[Figure scripts]
____

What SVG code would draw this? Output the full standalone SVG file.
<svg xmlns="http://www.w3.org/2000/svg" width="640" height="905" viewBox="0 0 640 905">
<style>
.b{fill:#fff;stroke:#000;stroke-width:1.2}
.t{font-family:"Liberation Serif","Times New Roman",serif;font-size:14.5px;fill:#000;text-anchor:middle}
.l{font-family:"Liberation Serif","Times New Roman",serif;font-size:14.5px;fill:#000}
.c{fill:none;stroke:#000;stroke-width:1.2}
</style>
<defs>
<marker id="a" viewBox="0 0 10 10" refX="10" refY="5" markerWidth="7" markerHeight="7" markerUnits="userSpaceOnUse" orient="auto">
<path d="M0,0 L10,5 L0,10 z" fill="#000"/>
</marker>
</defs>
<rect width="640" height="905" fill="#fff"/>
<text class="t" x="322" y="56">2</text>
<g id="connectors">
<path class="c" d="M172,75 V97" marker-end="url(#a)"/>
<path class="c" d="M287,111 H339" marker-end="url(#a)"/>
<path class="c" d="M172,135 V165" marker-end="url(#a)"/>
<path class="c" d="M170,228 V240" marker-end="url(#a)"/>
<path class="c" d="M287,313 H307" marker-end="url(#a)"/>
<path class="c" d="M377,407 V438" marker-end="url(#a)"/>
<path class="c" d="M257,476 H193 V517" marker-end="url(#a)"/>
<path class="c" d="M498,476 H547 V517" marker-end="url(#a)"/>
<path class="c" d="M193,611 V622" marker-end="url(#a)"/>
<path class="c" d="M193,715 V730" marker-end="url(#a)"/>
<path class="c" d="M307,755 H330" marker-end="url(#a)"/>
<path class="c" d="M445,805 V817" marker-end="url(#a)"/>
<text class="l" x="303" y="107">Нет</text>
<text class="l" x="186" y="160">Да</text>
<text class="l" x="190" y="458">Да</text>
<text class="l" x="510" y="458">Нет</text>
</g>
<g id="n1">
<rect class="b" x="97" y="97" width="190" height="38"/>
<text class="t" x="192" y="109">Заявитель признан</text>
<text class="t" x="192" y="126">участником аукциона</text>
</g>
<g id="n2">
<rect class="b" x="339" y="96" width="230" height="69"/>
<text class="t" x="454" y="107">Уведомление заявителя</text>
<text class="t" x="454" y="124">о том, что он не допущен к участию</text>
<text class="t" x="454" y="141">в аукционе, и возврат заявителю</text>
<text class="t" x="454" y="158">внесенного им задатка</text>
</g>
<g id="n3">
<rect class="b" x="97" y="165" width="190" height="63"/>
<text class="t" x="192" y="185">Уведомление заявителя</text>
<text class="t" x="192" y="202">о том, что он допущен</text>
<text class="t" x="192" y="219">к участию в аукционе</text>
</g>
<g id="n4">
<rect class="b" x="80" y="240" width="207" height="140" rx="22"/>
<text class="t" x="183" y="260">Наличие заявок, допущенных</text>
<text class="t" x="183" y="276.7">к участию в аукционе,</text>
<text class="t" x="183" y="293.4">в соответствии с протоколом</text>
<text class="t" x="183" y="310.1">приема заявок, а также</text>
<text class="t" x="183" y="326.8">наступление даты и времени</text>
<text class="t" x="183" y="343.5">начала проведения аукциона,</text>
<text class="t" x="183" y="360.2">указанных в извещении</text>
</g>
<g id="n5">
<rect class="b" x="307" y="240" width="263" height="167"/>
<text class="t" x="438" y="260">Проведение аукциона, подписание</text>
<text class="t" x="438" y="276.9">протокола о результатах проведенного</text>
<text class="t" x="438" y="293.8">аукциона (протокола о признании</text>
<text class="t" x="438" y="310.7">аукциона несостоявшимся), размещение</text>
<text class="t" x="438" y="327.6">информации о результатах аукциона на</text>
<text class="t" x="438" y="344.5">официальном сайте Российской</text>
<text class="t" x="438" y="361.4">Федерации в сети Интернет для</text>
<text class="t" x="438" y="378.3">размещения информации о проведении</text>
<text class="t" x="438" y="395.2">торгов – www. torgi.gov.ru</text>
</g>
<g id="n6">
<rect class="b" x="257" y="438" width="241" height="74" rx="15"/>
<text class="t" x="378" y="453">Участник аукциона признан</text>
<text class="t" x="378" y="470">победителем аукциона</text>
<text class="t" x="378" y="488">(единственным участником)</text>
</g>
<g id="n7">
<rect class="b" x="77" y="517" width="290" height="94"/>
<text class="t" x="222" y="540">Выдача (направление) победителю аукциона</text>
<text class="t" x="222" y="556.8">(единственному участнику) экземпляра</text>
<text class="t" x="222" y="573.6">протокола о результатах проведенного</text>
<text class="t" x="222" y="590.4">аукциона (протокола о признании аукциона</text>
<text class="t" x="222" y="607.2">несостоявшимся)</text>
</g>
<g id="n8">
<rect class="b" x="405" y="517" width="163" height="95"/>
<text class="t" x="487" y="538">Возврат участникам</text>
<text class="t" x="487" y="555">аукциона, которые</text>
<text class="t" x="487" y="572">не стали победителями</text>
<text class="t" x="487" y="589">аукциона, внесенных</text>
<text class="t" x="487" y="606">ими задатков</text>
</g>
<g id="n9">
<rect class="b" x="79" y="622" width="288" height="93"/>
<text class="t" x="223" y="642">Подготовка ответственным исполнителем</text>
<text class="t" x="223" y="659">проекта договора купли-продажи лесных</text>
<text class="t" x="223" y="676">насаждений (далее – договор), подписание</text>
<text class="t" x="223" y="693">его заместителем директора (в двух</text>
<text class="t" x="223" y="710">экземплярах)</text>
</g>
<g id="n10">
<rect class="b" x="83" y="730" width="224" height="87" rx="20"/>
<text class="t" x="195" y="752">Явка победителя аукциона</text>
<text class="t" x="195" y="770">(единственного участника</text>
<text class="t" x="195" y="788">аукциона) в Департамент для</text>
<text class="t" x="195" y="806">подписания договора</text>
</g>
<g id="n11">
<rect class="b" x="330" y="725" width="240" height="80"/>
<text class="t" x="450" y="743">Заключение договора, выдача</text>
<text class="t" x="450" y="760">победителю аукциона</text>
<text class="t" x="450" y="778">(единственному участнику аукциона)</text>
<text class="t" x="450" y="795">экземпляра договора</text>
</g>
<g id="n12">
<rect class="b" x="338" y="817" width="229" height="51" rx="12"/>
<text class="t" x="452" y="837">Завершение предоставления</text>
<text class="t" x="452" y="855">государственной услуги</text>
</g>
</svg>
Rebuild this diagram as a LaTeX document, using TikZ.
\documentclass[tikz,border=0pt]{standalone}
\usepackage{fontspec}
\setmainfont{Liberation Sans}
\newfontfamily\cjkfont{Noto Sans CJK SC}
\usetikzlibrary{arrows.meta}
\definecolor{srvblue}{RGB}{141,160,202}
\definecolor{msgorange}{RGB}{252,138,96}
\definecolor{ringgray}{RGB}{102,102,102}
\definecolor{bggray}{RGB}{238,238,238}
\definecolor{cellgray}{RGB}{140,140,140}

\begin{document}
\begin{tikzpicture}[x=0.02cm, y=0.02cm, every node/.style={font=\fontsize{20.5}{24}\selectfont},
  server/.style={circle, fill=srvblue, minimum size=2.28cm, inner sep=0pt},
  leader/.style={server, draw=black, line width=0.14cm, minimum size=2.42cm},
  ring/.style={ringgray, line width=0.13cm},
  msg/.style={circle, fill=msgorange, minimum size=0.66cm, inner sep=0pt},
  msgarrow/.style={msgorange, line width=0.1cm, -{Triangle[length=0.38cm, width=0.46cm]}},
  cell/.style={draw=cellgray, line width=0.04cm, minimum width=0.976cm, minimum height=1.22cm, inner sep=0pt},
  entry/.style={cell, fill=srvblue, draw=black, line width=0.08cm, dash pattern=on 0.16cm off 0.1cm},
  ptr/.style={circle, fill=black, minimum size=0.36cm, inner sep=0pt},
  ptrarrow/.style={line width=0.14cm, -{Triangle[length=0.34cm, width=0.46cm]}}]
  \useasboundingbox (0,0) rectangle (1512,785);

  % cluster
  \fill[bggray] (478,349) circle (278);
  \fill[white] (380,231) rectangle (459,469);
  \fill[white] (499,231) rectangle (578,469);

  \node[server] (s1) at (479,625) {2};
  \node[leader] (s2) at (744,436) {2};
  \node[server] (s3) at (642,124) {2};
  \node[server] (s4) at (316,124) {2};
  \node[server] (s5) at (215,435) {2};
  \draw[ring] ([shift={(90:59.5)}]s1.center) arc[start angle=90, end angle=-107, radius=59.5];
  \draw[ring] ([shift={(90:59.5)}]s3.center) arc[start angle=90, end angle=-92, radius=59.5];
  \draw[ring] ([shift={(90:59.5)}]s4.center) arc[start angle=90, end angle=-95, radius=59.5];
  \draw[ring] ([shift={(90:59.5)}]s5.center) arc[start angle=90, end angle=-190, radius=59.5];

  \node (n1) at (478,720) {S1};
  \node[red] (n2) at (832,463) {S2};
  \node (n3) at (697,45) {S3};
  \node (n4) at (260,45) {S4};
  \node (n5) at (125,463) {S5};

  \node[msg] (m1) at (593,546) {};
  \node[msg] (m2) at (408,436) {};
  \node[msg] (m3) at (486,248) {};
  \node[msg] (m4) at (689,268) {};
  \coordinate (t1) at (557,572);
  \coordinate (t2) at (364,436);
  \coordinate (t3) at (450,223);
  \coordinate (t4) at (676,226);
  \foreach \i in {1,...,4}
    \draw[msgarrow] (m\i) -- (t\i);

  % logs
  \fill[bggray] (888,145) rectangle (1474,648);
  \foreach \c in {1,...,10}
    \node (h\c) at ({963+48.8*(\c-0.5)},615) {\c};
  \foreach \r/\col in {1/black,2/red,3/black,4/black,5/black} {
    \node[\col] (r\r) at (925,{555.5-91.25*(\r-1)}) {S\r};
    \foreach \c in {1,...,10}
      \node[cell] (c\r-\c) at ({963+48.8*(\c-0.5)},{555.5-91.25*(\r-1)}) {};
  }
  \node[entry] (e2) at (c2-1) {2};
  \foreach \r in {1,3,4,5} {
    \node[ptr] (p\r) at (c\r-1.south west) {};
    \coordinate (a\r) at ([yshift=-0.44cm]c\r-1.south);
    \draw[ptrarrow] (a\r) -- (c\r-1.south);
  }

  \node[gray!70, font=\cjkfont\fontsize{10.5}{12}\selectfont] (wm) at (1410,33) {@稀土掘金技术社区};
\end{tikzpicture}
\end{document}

____

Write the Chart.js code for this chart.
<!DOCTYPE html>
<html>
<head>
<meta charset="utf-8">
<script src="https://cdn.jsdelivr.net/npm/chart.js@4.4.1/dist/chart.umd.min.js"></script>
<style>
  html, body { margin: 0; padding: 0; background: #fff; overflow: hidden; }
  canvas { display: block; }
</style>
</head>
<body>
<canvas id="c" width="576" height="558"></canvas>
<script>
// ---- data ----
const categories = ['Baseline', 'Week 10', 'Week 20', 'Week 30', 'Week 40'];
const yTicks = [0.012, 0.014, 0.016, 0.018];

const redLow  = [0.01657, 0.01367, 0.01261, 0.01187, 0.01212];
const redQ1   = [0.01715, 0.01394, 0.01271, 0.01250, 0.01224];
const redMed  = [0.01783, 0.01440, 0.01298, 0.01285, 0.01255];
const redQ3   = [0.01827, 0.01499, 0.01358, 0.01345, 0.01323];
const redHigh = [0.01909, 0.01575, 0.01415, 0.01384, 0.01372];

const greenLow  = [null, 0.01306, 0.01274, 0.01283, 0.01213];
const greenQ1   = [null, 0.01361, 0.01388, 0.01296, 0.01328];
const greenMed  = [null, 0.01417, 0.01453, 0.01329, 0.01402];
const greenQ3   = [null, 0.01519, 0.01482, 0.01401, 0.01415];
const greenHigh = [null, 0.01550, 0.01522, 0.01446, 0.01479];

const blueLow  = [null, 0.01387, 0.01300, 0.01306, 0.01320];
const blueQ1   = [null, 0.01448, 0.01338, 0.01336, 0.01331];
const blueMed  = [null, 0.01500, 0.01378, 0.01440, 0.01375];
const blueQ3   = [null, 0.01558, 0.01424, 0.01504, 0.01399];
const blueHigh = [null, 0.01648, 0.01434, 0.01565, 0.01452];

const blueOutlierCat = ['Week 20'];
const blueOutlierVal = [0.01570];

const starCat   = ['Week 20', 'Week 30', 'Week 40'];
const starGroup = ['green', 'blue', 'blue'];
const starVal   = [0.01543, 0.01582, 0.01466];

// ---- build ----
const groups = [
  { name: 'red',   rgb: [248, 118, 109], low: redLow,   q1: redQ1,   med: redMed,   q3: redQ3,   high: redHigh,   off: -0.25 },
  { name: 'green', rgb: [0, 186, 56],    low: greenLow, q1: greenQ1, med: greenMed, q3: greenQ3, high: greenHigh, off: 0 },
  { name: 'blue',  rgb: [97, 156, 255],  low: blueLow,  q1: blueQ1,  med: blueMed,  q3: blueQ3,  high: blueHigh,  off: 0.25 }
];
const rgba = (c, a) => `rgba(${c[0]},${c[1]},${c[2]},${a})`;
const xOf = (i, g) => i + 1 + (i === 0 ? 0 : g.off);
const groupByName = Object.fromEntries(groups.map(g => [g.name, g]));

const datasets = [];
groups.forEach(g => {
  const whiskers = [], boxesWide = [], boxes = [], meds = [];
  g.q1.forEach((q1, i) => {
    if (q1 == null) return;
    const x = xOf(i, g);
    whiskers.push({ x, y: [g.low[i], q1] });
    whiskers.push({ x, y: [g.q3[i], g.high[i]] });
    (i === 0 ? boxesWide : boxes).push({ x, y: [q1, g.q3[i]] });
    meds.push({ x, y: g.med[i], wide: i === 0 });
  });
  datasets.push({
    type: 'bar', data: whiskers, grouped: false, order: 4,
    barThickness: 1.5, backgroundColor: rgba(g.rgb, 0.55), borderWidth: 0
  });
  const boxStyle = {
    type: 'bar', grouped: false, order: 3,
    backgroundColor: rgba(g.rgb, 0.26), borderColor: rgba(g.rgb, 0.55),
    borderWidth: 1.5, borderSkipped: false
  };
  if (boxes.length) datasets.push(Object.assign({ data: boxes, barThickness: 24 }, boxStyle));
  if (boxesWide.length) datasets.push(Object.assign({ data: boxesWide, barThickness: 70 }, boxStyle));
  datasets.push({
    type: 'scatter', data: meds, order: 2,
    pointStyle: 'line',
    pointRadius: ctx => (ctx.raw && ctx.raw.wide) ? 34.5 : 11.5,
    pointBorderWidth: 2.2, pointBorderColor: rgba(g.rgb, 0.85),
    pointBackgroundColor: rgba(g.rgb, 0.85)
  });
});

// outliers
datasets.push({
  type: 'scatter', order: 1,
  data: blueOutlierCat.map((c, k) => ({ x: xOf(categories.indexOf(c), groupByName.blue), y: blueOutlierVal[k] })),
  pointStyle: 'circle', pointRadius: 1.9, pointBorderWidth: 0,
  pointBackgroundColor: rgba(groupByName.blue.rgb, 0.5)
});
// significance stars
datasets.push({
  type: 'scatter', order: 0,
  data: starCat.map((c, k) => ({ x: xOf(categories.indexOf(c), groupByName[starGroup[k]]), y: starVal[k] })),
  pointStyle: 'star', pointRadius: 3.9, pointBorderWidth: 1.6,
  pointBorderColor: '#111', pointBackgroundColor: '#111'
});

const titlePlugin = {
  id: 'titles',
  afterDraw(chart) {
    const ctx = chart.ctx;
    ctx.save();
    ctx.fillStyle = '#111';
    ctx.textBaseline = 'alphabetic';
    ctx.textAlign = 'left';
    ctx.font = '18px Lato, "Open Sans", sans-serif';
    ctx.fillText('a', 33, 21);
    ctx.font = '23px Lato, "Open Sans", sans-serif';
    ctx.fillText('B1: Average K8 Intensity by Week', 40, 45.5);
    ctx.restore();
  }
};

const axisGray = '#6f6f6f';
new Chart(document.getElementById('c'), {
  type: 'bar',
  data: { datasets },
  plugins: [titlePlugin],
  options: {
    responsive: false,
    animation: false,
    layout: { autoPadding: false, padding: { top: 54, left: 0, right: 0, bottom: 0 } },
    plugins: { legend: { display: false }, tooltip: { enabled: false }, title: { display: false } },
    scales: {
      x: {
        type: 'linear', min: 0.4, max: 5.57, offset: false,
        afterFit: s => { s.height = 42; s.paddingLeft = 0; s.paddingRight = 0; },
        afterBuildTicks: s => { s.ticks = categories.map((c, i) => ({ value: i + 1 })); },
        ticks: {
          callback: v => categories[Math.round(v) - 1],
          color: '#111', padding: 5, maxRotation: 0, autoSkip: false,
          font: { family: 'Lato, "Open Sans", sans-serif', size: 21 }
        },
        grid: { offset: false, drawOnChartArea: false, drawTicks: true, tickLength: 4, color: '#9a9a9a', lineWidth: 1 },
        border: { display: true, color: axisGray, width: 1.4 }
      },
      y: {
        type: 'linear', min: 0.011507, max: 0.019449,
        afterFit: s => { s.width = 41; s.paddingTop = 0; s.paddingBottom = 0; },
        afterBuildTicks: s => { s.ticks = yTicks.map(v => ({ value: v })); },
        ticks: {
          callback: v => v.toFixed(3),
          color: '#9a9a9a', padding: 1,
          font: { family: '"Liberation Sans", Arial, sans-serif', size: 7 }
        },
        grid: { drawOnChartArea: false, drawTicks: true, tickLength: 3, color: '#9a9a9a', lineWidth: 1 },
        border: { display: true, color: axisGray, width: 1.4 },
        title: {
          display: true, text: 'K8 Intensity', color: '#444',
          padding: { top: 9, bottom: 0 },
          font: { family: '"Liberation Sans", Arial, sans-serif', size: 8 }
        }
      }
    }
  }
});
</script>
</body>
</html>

____

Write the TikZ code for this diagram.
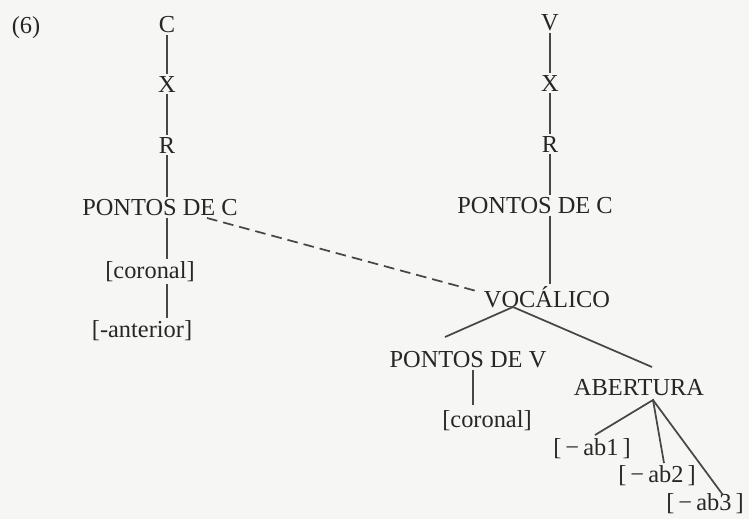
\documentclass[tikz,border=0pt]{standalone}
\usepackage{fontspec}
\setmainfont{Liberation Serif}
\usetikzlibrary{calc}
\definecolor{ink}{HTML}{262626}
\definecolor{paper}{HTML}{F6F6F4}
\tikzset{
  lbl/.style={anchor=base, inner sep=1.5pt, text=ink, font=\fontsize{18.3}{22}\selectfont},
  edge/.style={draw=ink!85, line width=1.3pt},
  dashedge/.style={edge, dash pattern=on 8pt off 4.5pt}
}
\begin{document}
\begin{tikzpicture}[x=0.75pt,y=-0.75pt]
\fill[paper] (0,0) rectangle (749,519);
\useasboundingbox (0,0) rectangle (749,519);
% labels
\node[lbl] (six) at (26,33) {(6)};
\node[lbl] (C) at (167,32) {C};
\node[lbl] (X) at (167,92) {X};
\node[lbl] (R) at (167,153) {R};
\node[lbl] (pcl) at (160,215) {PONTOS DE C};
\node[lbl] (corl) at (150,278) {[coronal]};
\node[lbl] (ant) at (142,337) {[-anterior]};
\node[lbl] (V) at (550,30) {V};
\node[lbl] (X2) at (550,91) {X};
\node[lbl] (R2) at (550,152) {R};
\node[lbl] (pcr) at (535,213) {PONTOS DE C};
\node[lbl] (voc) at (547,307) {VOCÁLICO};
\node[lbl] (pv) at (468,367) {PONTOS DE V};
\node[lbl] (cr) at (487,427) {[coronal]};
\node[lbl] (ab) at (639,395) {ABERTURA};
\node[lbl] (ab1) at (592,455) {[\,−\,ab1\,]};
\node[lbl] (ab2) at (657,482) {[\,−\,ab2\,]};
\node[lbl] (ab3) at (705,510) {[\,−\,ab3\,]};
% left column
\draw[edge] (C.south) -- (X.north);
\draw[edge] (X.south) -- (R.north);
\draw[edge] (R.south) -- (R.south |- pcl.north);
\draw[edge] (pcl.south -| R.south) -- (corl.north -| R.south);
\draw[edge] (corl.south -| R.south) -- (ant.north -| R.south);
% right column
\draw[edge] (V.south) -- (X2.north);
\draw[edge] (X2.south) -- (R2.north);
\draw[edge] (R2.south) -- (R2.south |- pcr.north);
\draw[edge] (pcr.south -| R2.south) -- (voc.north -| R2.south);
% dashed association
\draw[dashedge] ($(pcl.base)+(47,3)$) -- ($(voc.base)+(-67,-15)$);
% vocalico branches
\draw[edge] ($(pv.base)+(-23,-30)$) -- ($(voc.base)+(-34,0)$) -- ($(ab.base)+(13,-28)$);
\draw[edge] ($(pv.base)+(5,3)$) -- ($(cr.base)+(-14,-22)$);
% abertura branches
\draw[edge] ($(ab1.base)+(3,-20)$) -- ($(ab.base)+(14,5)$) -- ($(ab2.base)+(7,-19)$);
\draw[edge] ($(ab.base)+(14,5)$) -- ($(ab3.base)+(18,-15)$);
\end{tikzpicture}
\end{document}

____

Stated exercise: Across the material above, how many lines include the string "this"? Only the number is wanted.

Worked solution: 4